Inside of me is an evangelist just dying to get out. Not the obnoxious type, but the kind that genuinely thinks everyone should know about Jesus and that if I ask God he will point me in the right direction and make the opportunities happen. For example, several years ago I was in Chicago for a conference at Willowcreek Community Church. While at the airport waiting to return home, I really felt a desire for God to lead me to someone to sit next to that I could share the gospel with. Afterall, I could catch up with the others from church anytime and they already knew Jesus. So I prayed and as we boarded the plane, I kept praying and asking God to direct me where to sit that I might be able to share Him with someone. I was almost to the back of the plane and no audible shouts from the Holy Spirit. Finally realizing that about all that was left were my co-workers, I sat down. True evangelist at heart - my bible was out and ready. And God saw fit to use me anyway.

Not more than a few minutes into the flight, the lady beside me started a conversation and in her lap was a Hindu 'bible'. Her name was Pallavi and she was from India. She and her husband were living in Cleveland and commuting to Chicago every week for work. She had been seeking something more in her life and wanted answers, but hadn't found peace about these things yet. God opened the door wide! And in I went. My faith was fresh, alive and our testimony of God's grace and goodness and miracles was vivid and active in our lives. I could have shared 8-hours worth of flight time of testimony if God had allowed it. But seeing that He loves Pallavi as much as he loves me, he only gave us an hour together. I shared the love and miracles of God and Pallavi asked questions and shared her quest for truth with me. We landed in Cleveland, got off the plane, continued the conversation as we waited in the baggage claim area and then hugged good-bye. We exchanged email addresses and actually did the polite thing by emailing each other - once.
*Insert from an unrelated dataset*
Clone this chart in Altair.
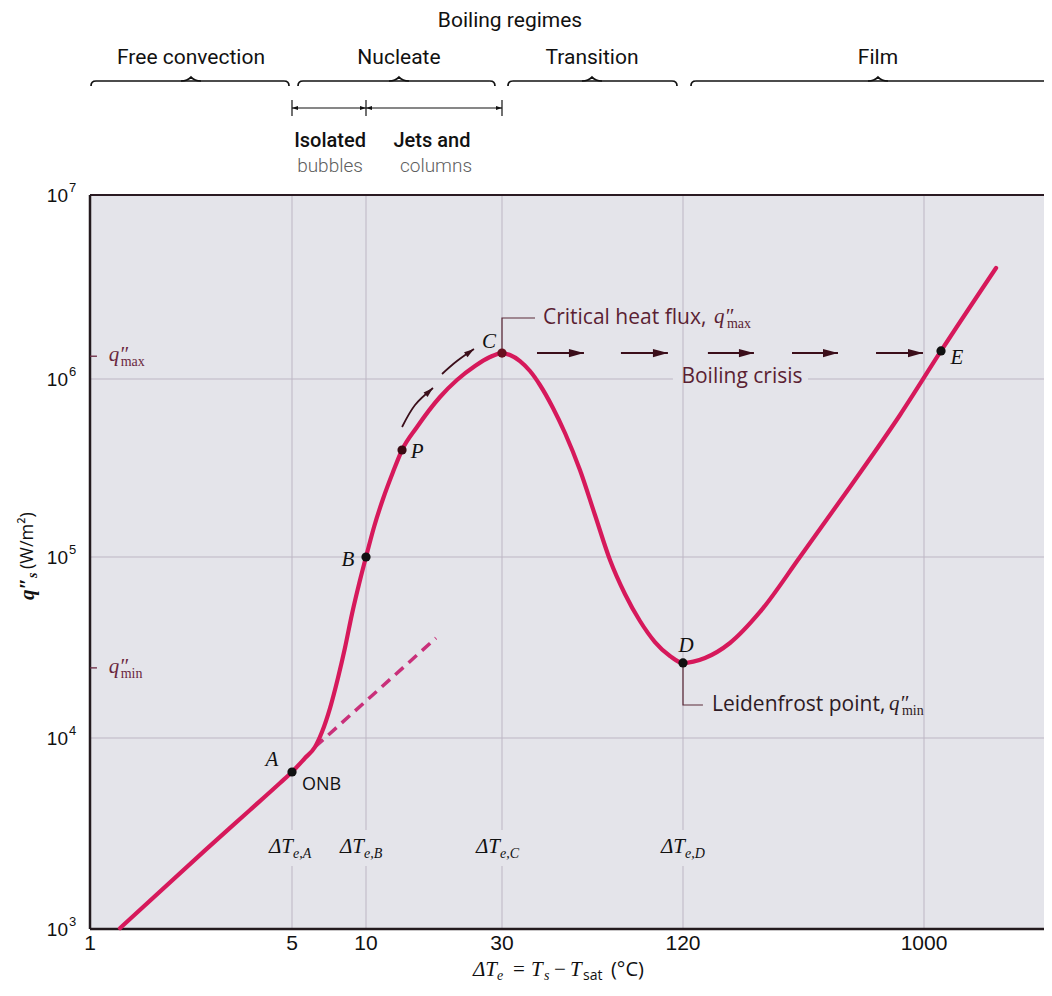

God has been repeatedly bringing Pallavi to the forefront of my thoughts lately. I prayed for her for a long time after we met and then I just kind of stopped. While I may have to wait on God for some of the ministry desires of my heart, I don't have to wait on him to witness to others. I emailed Pallavi right before I started this post. Who knows if she even has the same email address, but I figured it was worth a shot.

As long as I can remember I have wanted to share the love of Jesus with anyone - everyone. I have allowed life and critics and circumstances and naysayers to dampen my passion. Maybe it is time to start doing what God created me to do and to stop waiting. I pray there is a follow-up to this post concerning Pallavi. But if not, I pray there are more posts about witnessing to those that need to know Jesus.

1 comment:

Jeff Selph said...

I think one of the coolest things is when I preach or write something that God puts on my heart, and it speaks to someone smarter and/or more spiritually mature (or both) than me. Reading that was a cool way to start my day.